• [Exercise description]:
Scan the material that follows. Copy every line containing the word "this".

• [The input]:
■ ■ ■ ■

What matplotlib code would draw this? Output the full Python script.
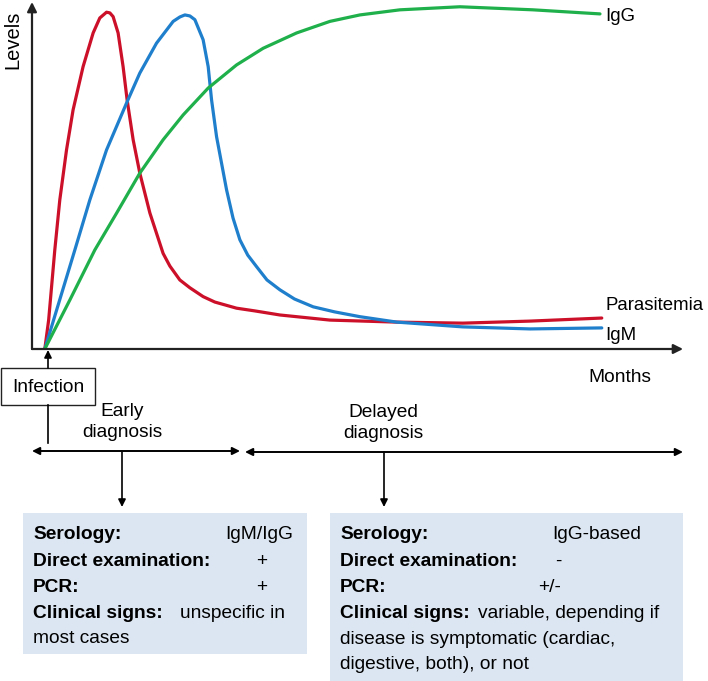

■ ■ ■ ■

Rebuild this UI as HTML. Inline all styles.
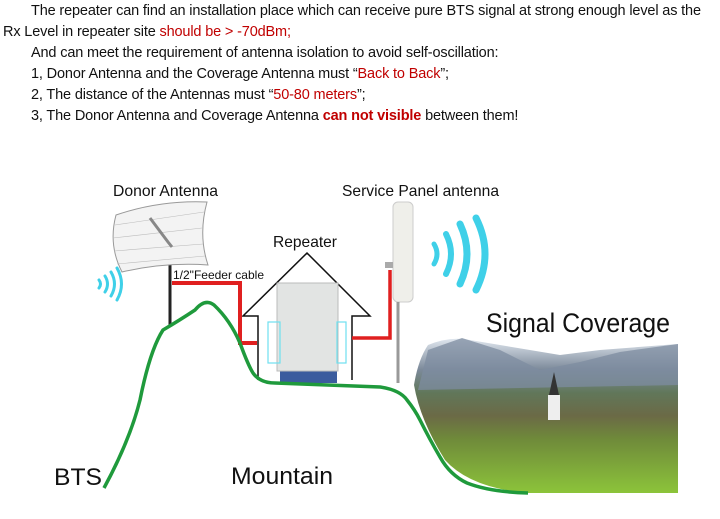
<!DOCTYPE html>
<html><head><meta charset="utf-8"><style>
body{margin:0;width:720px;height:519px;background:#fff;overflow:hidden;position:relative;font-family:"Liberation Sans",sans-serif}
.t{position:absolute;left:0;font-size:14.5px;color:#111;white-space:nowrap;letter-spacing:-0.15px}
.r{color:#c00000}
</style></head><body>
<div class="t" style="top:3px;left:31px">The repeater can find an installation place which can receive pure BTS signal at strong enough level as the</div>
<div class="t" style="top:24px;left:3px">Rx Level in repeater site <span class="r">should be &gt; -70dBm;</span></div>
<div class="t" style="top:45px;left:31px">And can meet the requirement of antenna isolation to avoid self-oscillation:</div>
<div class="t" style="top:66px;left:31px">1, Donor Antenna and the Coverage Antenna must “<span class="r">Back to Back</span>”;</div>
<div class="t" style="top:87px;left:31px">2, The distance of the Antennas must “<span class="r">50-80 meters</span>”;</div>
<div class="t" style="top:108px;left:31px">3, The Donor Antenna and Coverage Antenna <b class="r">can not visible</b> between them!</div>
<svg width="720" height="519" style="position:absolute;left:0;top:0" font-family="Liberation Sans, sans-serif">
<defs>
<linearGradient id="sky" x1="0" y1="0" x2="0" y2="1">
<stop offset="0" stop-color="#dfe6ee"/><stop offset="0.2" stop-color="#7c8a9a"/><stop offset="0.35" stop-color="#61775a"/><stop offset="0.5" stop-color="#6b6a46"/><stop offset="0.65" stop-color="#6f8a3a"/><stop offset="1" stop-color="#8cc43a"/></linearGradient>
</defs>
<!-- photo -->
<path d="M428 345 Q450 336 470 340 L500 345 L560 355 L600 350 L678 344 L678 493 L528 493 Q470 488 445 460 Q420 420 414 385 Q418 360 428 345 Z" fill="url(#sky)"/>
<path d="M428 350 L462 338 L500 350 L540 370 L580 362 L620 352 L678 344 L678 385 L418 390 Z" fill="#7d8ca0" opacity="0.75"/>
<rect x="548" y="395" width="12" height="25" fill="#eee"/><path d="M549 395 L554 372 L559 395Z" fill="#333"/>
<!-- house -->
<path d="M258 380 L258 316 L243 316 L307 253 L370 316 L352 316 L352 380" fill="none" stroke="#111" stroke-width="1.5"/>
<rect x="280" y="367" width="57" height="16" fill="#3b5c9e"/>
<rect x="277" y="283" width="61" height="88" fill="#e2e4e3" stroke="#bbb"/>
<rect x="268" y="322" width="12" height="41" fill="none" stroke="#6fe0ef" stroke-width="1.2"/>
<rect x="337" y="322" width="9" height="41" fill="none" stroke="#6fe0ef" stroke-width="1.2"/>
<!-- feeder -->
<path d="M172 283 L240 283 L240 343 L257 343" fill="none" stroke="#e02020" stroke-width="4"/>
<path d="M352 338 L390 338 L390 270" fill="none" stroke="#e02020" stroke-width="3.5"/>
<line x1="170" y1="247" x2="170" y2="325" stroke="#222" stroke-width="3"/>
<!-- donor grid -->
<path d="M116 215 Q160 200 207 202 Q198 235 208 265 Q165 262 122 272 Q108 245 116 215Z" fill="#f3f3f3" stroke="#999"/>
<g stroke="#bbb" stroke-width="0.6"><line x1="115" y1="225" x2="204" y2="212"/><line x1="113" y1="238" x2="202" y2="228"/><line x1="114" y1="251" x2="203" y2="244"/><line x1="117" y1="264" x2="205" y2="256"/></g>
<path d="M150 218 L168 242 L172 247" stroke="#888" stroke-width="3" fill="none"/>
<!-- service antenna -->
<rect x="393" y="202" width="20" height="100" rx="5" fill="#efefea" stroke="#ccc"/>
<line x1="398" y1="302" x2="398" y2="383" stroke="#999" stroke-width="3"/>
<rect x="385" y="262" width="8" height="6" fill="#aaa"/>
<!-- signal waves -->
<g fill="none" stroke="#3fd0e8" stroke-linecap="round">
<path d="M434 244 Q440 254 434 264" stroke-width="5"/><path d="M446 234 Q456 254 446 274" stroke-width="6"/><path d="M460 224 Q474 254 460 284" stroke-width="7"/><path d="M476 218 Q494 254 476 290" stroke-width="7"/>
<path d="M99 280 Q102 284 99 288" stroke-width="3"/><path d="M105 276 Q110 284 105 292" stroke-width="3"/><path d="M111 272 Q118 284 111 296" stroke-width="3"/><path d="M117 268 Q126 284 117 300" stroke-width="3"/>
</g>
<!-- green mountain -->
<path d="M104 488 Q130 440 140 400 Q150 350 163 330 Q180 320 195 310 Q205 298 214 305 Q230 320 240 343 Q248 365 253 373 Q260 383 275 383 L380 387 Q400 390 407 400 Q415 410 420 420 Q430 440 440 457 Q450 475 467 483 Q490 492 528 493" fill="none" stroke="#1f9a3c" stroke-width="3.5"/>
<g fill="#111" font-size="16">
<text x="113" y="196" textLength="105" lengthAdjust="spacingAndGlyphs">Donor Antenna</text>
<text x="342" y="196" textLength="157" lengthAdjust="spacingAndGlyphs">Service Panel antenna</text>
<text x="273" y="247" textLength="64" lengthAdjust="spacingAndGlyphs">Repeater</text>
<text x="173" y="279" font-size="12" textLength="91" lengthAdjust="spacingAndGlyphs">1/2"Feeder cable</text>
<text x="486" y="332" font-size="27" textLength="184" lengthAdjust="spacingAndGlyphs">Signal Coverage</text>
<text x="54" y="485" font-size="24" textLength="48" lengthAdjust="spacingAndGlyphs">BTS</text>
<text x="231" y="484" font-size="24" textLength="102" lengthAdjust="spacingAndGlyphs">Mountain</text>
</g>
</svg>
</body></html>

■ ■ ■ ■

• [Written response]:
What matplotlib code would draw this? Output the full Python script.
Rebuild this UI as HTML. Inline all styles.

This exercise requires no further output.